§ Information shown:
►

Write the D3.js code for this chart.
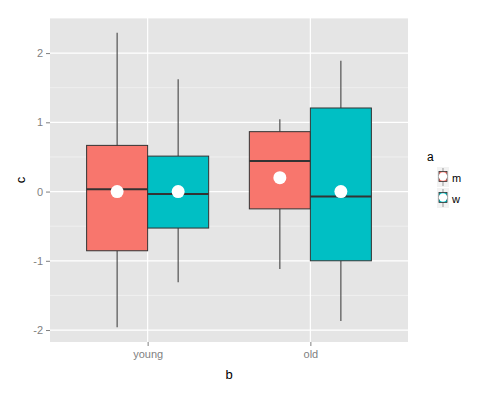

◄
►

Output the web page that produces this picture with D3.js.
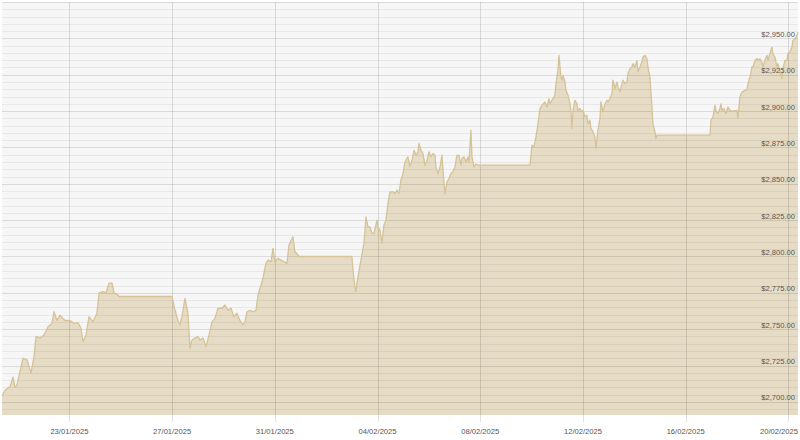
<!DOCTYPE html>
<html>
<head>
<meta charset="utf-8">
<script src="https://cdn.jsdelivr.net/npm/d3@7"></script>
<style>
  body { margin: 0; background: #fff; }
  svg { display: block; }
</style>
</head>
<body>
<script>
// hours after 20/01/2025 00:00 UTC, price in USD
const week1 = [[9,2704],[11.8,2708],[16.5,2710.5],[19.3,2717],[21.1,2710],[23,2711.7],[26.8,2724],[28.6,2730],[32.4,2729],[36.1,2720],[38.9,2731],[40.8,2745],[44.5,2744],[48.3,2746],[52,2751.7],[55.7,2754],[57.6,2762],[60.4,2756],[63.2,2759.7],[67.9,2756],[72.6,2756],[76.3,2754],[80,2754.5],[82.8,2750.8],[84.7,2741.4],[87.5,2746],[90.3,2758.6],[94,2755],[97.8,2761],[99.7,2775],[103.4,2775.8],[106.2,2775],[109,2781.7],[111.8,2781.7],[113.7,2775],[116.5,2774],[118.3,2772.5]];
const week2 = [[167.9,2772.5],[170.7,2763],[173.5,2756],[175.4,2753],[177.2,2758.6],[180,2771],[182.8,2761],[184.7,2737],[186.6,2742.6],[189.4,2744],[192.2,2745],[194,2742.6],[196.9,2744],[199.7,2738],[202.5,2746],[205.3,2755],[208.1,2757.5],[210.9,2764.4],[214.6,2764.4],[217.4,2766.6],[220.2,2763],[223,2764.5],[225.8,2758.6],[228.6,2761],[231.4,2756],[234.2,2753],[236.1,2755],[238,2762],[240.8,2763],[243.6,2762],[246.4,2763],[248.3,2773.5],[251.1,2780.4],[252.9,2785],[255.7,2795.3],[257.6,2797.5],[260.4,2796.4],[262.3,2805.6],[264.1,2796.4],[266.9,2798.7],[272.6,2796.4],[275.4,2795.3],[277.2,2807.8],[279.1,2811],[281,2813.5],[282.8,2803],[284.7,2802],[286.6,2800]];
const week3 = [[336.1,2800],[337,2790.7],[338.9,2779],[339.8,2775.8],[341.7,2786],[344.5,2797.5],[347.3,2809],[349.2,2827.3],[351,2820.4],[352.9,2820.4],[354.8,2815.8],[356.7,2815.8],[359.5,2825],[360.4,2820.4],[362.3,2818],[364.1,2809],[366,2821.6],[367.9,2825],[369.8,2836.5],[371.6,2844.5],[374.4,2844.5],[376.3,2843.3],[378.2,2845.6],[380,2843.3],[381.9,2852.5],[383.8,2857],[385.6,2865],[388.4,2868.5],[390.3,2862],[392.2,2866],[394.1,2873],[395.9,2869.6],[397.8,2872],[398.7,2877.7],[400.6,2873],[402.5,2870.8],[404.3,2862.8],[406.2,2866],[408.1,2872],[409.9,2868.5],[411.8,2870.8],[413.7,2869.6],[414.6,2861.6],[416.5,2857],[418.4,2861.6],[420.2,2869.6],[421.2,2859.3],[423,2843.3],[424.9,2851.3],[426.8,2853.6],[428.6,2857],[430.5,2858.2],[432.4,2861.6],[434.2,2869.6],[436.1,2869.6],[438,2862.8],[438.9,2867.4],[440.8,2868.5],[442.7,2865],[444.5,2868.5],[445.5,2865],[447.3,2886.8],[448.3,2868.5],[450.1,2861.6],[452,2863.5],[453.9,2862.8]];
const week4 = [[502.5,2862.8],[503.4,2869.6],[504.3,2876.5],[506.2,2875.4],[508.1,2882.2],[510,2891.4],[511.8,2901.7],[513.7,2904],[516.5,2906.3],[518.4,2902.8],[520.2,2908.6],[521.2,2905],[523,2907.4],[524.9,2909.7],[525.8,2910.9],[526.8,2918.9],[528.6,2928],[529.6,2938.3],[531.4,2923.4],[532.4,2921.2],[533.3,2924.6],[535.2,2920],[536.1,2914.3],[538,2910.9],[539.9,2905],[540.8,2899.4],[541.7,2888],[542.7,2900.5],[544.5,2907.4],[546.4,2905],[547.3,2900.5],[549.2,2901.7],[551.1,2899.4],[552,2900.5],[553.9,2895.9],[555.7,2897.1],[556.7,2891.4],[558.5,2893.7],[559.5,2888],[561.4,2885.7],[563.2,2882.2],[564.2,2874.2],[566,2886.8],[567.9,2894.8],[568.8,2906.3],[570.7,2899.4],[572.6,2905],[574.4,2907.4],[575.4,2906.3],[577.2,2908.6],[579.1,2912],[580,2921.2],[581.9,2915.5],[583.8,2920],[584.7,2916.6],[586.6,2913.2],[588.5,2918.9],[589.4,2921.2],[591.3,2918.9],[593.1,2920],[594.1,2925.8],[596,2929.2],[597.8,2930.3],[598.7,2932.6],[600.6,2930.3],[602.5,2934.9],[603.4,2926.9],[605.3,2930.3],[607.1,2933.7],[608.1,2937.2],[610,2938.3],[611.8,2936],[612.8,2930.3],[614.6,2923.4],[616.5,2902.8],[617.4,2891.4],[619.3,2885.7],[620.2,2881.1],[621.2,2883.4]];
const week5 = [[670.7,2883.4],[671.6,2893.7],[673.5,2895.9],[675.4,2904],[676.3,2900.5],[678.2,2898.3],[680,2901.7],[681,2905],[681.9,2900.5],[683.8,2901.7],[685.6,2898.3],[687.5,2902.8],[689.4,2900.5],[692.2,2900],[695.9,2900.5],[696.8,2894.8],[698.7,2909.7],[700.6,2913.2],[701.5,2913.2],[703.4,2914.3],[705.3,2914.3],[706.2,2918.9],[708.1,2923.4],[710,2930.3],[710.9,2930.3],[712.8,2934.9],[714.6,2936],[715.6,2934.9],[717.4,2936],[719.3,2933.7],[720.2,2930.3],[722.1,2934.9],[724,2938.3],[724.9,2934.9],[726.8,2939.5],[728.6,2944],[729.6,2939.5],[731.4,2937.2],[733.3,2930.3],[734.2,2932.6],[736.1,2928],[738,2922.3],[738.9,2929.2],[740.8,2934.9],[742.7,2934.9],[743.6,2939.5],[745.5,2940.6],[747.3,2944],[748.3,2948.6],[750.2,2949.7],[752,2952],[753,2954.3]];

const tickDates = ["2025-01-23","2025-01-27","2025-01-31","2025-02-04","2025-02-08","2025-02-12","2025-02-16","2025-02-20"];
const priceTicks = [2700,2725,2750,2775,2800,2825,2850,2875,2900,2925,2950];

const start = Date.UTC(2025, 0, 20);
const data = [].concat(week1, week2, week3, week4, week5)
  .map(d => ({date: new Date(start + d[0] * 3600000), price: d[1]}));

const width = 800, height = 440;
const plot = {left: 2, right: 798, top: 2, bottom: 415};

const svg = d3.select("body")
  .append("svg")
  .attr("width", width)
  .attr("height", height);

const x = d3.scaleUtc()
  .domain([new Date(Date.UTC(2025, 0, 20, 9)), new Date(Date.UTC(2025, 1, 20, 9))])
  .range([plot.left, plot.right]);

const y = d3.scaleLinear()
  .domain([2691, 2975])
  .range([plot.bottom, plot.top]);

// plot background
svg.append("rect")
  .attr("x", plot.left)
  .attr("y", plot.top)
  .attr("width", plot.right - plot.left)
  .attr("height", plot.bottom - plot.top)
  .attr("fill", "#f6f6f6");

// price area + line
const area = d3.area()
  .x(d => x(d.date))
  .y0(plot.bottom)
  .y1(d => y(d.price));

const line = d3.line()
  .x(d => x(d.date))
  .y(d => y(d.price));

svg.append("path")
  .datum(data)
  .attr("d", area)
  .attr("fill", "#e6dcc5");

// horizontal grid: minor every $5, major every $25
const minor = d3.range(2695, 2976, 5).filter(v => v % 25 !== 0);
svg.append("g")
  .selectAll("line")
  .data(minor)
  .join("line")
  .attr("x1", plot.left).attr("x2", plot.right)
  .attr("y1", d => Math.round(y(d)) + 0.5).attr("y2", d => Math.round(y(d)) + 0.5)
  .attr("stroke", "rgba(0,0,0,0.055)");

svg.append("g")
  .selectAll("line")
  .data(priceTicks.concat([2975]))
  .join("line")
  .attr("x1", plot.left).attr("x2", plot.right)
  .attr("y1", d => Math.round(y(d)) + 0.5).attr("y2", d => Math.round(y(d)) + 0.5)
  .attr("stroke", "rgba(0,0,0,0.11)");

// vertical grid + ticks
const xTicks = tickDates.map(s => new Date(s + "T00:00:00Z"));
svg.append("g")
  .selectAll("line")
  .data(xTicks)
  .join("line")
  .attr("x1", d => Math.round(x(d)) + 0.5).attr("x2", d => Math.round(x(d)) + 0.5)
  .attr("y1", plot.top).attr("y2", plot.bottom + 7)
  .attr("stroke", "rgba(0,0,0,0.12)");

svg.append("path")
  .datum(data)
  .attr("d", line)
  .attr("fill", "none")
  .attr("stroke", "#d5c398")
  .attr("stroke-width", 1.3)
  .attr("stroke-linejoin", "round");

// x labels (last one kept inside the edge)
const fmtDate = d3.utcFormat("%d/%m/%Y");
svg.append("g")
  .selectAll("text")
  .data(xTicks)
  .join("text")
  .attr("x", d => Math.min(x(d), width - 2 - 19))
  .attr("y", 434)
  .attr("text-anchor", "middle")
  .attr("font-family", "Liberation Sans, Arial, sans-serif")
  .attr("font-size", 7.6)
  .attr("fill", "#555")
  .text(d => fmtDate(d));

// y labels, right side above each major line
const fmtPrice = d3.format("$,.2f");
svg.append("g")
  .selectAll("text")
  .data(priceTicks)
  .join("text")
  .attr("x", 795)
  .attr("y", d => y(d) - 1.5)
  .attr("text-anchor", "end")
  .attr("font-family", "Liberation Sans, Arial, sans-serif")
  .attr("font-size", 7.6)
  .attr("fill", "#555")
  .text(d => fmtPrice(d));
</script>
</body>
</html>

◄

§ What is asked:
Copy the lines from the entries above in which the word "this" appears.

§ Solution below:
Write the D3.js code for this chart.
Output the web page that produces this picture with D3.js.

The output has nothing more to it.